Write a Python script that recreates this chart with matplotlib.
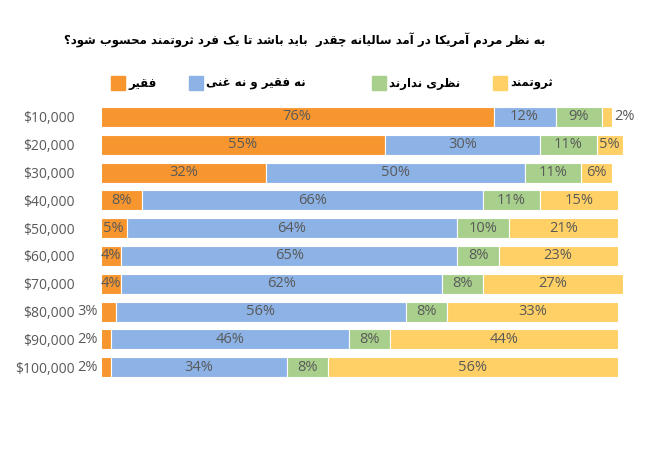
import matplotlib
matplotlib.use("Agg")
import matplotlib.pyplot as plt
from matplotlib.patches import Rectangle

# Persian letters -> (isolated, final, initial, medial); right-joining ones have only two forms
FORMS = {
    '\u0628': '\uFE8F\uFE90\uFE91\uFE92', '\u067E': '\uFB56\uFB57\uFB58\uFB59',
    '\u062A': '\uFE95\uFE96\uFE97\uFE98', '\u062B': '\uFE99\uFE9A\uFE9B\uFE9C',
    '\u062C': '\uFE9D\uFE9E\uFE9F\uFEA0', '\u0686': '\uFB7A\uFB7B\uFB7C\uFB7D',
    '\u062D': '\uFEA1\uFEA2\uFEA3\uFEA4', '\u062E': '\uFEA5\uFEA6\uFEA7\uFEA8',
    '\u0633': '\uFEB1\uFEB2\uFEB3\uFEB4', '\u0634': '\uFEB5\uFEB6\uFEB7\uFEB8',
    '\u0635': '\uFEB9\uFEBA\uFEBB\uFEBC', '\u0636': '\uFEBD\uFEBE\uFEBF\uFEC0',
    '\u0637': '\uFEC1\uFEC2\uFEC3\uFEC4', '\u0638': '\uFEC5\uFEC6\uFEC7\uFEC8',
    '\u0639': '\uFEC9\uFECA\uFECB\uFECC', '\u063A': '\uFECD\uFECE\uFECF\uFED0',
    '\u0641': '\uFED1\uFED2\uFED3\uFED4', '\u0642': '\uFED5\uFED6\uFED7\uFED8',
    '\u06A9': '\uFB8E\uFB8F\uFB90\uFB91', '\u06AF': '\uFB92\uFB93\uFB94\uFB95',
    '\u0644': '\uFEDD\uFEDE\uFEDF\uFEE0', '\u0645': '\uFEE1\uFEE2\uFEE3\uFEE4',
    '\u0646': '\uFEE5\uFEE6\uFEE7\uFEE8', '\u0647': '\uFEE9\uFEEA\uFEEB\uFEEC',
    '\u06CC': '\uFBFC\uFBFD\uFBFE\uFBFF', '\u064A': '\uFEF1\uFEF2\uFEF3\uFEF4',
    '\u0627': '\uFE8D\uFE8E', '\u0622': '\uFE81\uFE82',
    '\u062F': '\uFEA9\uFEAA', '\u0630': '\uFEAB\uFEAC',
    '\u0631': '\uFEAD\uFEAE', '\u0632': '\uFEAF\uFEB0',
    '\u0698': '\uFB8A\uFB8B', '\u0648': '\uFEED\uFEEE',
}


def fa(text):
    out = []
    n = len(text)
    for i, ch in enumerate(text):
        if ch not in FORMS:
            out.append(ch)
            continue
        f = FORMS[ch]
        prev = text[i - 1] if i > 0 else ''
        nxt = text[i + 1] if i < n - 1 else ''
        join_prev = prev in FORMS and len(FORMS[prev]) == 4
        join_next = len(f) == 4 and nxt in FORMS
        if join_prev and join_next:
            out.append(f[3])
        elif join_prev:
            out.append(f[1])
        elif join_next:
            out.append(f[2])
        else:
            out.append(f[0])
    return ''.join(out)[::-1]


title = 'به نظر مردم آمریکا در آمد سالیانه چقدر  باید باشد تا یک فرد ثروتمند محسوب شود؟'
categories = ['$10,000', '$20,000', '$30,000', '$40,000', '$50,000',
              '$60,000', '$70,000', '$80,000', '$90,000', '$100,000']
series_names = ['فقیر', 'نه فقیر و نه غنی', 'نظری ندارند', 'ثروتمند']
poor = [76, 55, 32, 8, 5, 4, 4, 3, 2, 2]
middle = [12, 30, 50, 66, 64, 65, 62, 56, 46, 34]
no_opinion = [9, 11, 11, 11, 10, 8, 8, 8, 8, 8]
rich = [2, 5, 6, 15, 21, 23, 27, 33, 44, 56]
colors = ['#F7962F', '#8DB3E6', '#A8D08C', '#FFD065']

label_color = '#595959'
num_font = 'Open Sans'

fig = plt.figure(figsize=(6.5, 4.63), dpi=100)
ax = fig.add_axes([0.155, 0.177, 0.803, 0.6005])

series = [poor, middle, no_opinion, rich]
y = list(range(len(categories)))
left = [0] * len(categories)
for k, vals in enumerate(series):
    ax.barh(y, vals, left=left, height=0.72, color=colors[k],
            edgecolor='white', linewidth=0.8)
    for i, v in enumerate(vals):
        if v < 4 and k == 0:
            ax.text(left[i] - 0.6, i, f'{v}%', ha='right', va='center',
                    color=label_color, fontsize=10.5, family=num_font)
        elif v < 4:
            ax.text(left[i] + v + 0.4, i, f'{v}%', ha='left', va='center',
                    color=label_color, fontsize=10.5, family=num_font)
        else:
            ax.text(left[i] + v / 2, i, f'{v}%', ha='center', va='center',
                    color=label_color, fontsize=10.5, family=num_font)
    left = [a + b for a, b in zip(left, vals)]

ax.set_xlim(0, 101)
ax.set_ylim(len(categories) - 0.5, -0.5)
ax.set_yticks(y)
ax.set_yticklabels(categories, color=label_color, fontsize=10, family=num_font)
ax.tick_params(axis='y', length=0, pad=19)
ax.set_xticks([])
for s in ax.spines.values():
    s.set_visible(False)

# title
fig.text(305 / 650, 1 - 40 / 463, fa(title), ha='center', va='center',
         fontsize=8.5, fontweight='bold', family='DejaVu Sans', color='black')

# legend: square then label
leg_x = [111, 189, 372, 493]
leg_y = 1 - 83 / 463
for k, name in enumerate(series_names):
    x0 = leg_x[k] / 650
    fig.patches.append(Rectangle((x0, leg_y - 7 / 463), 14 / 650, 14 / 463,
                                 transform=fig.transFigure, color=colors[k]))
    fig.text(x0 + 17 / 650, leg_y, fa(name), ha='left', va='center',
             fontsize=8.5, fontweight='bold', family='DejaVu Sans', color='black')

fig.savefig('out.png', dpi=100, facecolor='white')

============

SET EXERCISE »
Your task is to repeat the material above exactly, without its pictures.

COMPLETE ANSWER »
Write a Python script that recreates this chart with matplotlib.
import matplotlib
matplotlib.use("Agg")
import matplotlib.pyplot as plt
from matplotlib.patches import Rectangle

# Persian letters -> (isolated, final, initial, medial); right-joining ones have only two forms
FORMS = {
    '\u0628': '\uFE8F\uFE90\uFE91\uFE92', '\u067E': '\uFB56\uFB57\uFB58\uFB59',
    '\u062A': '\uFE95\uFE96\uFE97\uFE98', '\u062B': '\uFE99\uFE9A\uFE9B\uFE9C',
    '\u062C': '\uFE9D\uFE9E\uFE9F\uFEA0', '\u0686': '\uFB7A\uFB7B\uFB7C\uFB7D',
    '\u062D': '\uFEA1\uFEA2\uFEA3\uFEA4', '\u062E': '\uFEA5\uFEA6\uFEA7\uFEA8',
    '\u0633': '\uFEB1\uFEB2\uFEB3\uFEB4', '\u0634': '\uFEB5\uFEB6\uFEB7\uFEB8',
    '\u0635': '\uFEB9\uFEBA\uFEBB\uFEBC', '\u0636': '\uFEBD\uFEBE\uFEBF\uFEC0',
    '\u0637': '\uFEC1\uFEC2\uFEC3\uFEC4', '\u0638': '\uFEC5\uFEC6\uFEC7\uFEC8',
    '\u0639': '\uFEC9\uFECA\uFECB\uFECC', '\u063A': '\uFECD\uFECE\uFECF\uFED0',
    '\u0641': '\uFED1\uFED2\uFED3\uFED4', '\u0642': '\uFED5\uFED6\uFED7\uFED8',
    '\u06A9': '\uFB8E\uFB8F\uFB90\uFB91', '\u06AF': '\uFB92\uFB93\uFB94\uFB95',
    '\u0644': '\uFEDD\uFEDE\uFEDF\uFEE0', '\u0645': '\uFEE1\uFEE2\uFEE3\uFEE4',
    '\u0646': '\uFEE5\uFEE6\uFEE7\uFEE8', '\u0647': '\uFEE9\uFEEA\uFEEB\uFEEC',
    '\u06CC': '\uFBFC\uFBFD\uFBFE\uFBFF', '\u064A': '\uFEF1\uFEF2\uFEF3\uFEF4',
    '\u0627': '\uFE8D\uFE8E', '\u0622': '\uFE81\uFE82',
    '\u062F': '\uFEA9\uFEAA', '\u0630': '\uFEAB\uFEAC',
    '\u0631': '\uFEAD\uFEAE', '\u0632': '\uFEAF\uFEB0',
    '\u0698': '\uFB8A\uFB8B', '\u0648': '\uFEED\uFEEE',
}


def fa(text):
    out = []
    n = len(text)
    for i, ch in enumerate(text):
        if ch not in FORMS:
            out.append(ch)
            continue
        f = FORMS[ch]
        prev = text[i - 1] if i > 0 else ''
        nxt = text[i + 1] if i < n - 1 else ''
        join_prev = prev in FORMS and len(FORMS[prev]) == 4
        join_next = len(f) == 4 and nxt in FORMS
        if join_prev and join_next:
            out.append(f[3])
        elif join_prev:
            out.append(f[1])
        elif join_next:
            out.append(f[2])
        else:
            out.append(f[0])
    return ''.join(out)[::-1]


title = 'به نظر مردم آمریکا در آمد سالیانه چقدر  باید باشد تا یک فرد ثروتمند محسوب شود؟'
categories = ['$10,000', '$20,000', '$30,000', '$40,000', '$50,000',
              '$60,000', '$70,000', '$80,000', '$90,000', '$100,000']
series_names = ['فقیر', 'نه فقیر و نه غنی', 'نظری ندارند', 'ثروتمند']
poor = [76, 55, 32, 8, 5, 4, 4, 3, 2, 2]
middle = [12, 30, 50, 66, 64, 65, 62, 56, 46, 34]
no_opinion = [9, 11, 11, 11, 10, 8, 8, 8, 8, 8]
rich = [2, 5, 6, 15, 21, 23, 27, 33, 44, 56]
colors = ['#F7962F', '#8DB3E6', '#A8D08C', '#FFD065']

label_color = '#595959'
num_font = 'Open Sans'

fig = plt.figure(figsize=(6.5, 4.63), dpi=100)
ax = fig.add_axes([0.155, 0.177, 0.803, 0.6005])

series = [poor, middle, no_opinion, rich]
y = list(range(len(categories)))
left = [0] * len(categories)
for k, vals in enumerate(series):
    ax.barh(y, vals, left=left, height=0.72, color=colors[k],
            edgecolor='white', linewidth=0.8)
    for i, v in enumerate(vals):
        if v < 4 and k == 0:
            ax.text(left[i] - 0.6, i, f'{v}%', ha='right', va='center',
                    color=label_color, fontsize=10.5, family=num_font)
        elif v < 4:
            ax.text(left[i] + v + 0.4, i, f'{v}%', ha='left', va='center',
                    color=label_color, fontsize=10.5, family=num_font)
        else:
            ax.text(left[i] + v / 2, i, f'{v}%', ha='center', va='center',
                    color=label_color, fontsize=10.5, family=num_font)
    left = [a + b for a, b in zip(left, vals)]

ax.set_xlim(0, 101)
ax.set_ylim(len(categories) - 0.5, -0.5)
ax.set_yticks(y)
ax.set_yticklabels(categories, color=label_color, fontsize=10, family=num_font)
ax.tick_params(axis='y', length=0, pad=19)
ax.set_xticks([])
for s in ax.spines.values():
    s.set_visible(False)

# title
fig.text(305 / 650, 1 - 40 / 463, fa(title), ha='center', va='center',
         fontsize=8.5, fontweight='bold', family='DejaVu Sans', color='black')

# legend: square then label
leg_x = [111, 189, 372, 493]
leg_y = 1 - 83 / 463
for k, name in enumerate(series_names):
    x0 = leg_x[k] / 650
    fig.patches.append(Rectangle((x0, leg_y - 7 / 463), 14 / 650, 14 / 463,
                                 transform=fig.transFigure, color=colors[k]))
    fig.text(x0 + 17 / 650, leg_y, fa(name), ha='left', va='center',
             fontsize=8.5, fontweight='bold', family='DejaVu Sans', color='black')

fig.savefig('out.png', dpi=100, facecolor='white')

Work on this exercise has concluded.